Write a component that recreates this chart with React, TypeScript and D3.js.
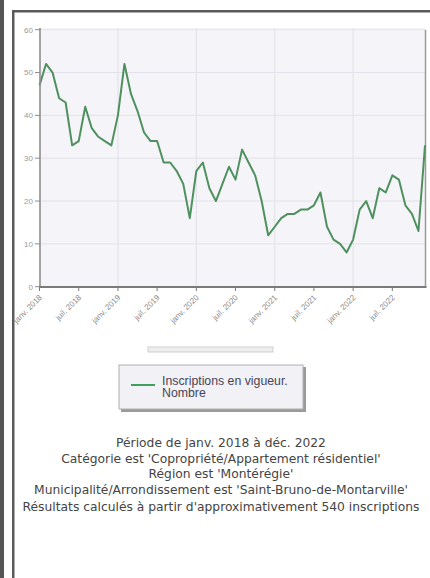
import React from "react";
import * as d3 from "d3";

const months: string[] = [
  "2018-01","2018-02","2018-03","2018-04","2018-05","2018-06","2018-07","2018-08","2018-09","2018-10","2018-11","2018-12",
  "2019-01","2019-02","2019-03","2019-04","2019-05","2019-06","2019-07","2019-08","2019-09","2019-10","2019-11","2019-12",
  "2020-01","2020-02","2020-03","2020-04","2020-05","2020-06","2020-07","2020-08","2020-09","2020-10","2020-11","2020-12",
  "2021-01","2021-02","2021-03","2021-04","2021-05","2021-06","2021-07","2021-08","2021-09","2021-10","2021-11","2021-12",
  "2022-01","2022-02","2022-03","2022-04","2022-05","2022-06","2022-07","2022-08","2022-09","2022-10","2022-11","2022-12",
];

const inscriptions: number[] = [
  47, 52, 50, 44, 43, 33, 34, 42, 37, 35, 34, 33,
  40, 52, 45, 41, 36, 34, 34, 29, 29, 27, 24, 16,
  27, 29, 23, 20, 24, 28, 25, 32, 29, 26, 20, 12,
  14, 16, 17, 17, 18, 18, 19, 22, 14, 11, 10, 8,
  11, 18, 20, 16, 23, 22, 26, 25, 19, 17, 13, 33,
];

const xTickIdx: number[] = [0, 6, 12, 18, 24, 30, 36, 42, 48, 54];
const xTickLabels: string[] = [
  "janv. 2018", "juil. 2018", "janv. 2019", "juil. 2019", "janv. 2020",
  "juil. 2020", "janv. 2021", "juil. 2021", "janv. 2022", "juil. 2022",
];
const yTicks: number[] = [0, 10, 20, 30, 40, 50, 60];

const legendLabel1 = "Inscriptions en vigueur.";
const legendLabel2 = "Nombre";

const footerLines: string[] = [
  "Période de janv. 2018 à déc. 2022",
  "Catégorie est 'Copropriété/Appartement résidentiel'",
  "Région est 'Montérégie'",
  "Municipalité/Arrondissement est 'Saint-Bruno-de-Montarville'",
  "Résultats calculés à partir d'approximativement 540 inscriptions",
];

export default function App() {
  const W = 430, H = 578;
  const left = 40, right = 425.5, top = 28, bottom = 287;
  const x = d3.scaleLinear().domain([0, months.length - 1]).range([39.5, 425]);
  const y = d3.scaleLinear().domain([0, 60]).range([286.7, 29.7]);
  const line = d3.line<number>().x((_, i) => x(i)).y((d) => y(d));
  const path = line(inscriptions) || "";
  const green = "#4f915e";
  const footerY = [443, 459, 474, 490, 507];

  return (
    <svg width={W} height={H} style={{ position: "absolute", left: 0, top: 0, background: "#fff" }}>
      {/* outer frame */}
      <rect x={0} y={0} width={4} height={H} fill="#555" />
      <rect x={12} y={10} width={W - 12} height={2.5} fill="#5a5a5a" />
      <rect x={12} y={10} width={2.5} height={H - 10} fill="#5a5a5a" />

      {/* plot background */}
      <rect x={left} y={top} width={right - left} height={bottom - top} fill="#f4f4f9" />
      {yTicks.filter((t) => t > 0).map((t) => (
        <line key={"hg" + t} x1={left} x2={right} y1={y(t)} y2={y(t)} stroke="#e4e2ea" strokeWidth={1} />
      ))}
      {xTickIdx.filter((i) => i % 12 === 0 && i > 0).map((i) => (
        <line key={"vg" + i} x1={x(i)} x2={x(i)} y1={top} y2={bottom} stroke="#e0e0e6" strokeWidth={1} />
      ))}
      <line x1={right} x2={right} y1={top + 2} y2={bottom} stroke="#9a9a9a" strokeWidth={1.5} />

      {/* series */}
      <path d={path} fill="none" stroke={green} strokeWidth={2} strokeLinejoin="round" />

      {/* y axis */}
      <line x1={left} x2={left} y1={top} y2={bottom + 1} stroke="#8e8e8e" strokeWidth={1.6} />
      {yTicks.map((t) => (
        <g key={"yt" + t}>
          <line x1={left - 5} x2={left} y1={y(t)} y2={y(t)} stroke="#8e8e8e" strokeWidth={1} />
          <text x={left - 7} y={y(t)} dy="0.35em" textAnchor="end" fontFamily="Liberation Sans, Arial, sans-serif" fontSize={8} fill="#9a9a9a">{t}</text>
        </g>
      ))}

      {/* x axis */}
      <line x1={left - 1} x2={right + 1} y1={bottom} y2={bottom} stroke="#7a7a7a" strokeWidth={2} />
      {xTickIdx.map((i, k) => (
        <g key={"xt" + i}>
          <line x1={x(i)} x2={x(i)} y1={bottom} y2={bottom + 4} stroke="#7a7a7a" strokeWidth={1} />
          <text
            transform={`translate(${x(i) + 3},${bottom + 11}) rotate(-45)`}
            textAnchor="end"
            fontFamily="Liberation Sans, Arial, sans-serif"
            fontSize={8}
            fill="#8a8a8a"
          >
            {xTickLabels[k]}
          </text>
        </g>
      ))}

      {/* small slider bar */}
      <rect x={148} y={347} width={125} height={5} fill="#eeeeee" stroke="#cfcfcf" strokeWidth={1} />

      {/* legend */}
      <rect x={121} y={367} width={185} height={45} fill="#9a9a9a" />
      <rect x={119} y={365} width={184} height={44} fill="#f1f1f6" stroke="#b0b0b0" strokeWidth={1} />
      <line x1={131} x2={155} y1={385} y2={385} stroke="#3f9f5f" strokeWidth={2} />
      <text x={162} y={384.5} fontFamily="Liberation Sans, Arial, sans-serif" fontSize={12.3} fill="#4a4458">{legendLabel1}</text>
      <text x={162} y={397} fontFamily="Liberation Sans, Arial, sans-serif" fontSize={12.3} fill="#4a4458">{legendLabel2}</text>

      {/* footer */}
      {footerLines.map((s, i) => (
        <text key={"f" + i} x={221} y={footerY[i]} dy="0.35em" textAnchor="middle" fontFamily="DejaVu Sans, Verdana, sans-serif" fontSize={12.3} fill="#444">{s}</text>
      ))}
    </svg>
  );
}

· · · ·

- **What you should do**
Leave out any pictures, please, and quote only the lines from the top of the data through the line that contains "const yTicks: number[]".

- **Answer to the exercise**
Write a component that recreates this chart with React, TypeScript and D3.js.
import React from "react";
import * as d3 from "d3";

const months: string[] = [
  "2018-01","2018-02","2018-03","2018-04","2018-05","2018-06","2018-07","2018-08","2018-09","2018-10","2018-11","2018-12",
  "2019-01","2019-02","2019-03","2019-04","2019-05","2019-06","2019-07","2019-08","2019-09","2019-10","2019-11","2019-12",
  "2020-01","2020-02","2020-03","2020-04","2020-05","2020-06","2020-07","2020-08","2020-09","2020-10","2020-11","2020-12",
  "2021-01","2021-02","2021-03","2021-04","2021-05","2021-06","2021-07","2021-08","2021-09","2021-10","2021-11","2021-12",
  "2022-01","2022-02","2022-03","2022-04","2022-05","2022-06","2022-07","2022-08","2022-09","2022-10","2022-11","2022-12",
];

const inscriptions: number[] = [
  47, 52, 50, 44, 43, 33, 34, 42, 37, 35, 34, 33,
  40, 52, 45, 41, 36, 34, 34, 29, 29, 27, 24, 16,
  27, 29, 23, 20, 24, 28, 25, 32, 29, 26, 20, 12,
  14, 16, 17, 17, 18, 18, 19, 22, 14, 11, 10, 8,
  11, 18, 20, 16, 23, 22, 26, 25, 19, 17, 13, 33,
];

const xTickIdx: number[] = [0, 6, 12, 18, 24, 30, 36, 42, 48, 54];
const xTickLabels: string[] = [
  "janv. 2018", "juil. 2018", "janv. 2019", "juil. 2019", "janv. 2020",
  "juil. 2020", "janv. 2021", "juil. 2021", "janv. 2022", "juil. 2022",
];
const yTicks: number[] = [0, 10, 20, 30, 40, 50, 60];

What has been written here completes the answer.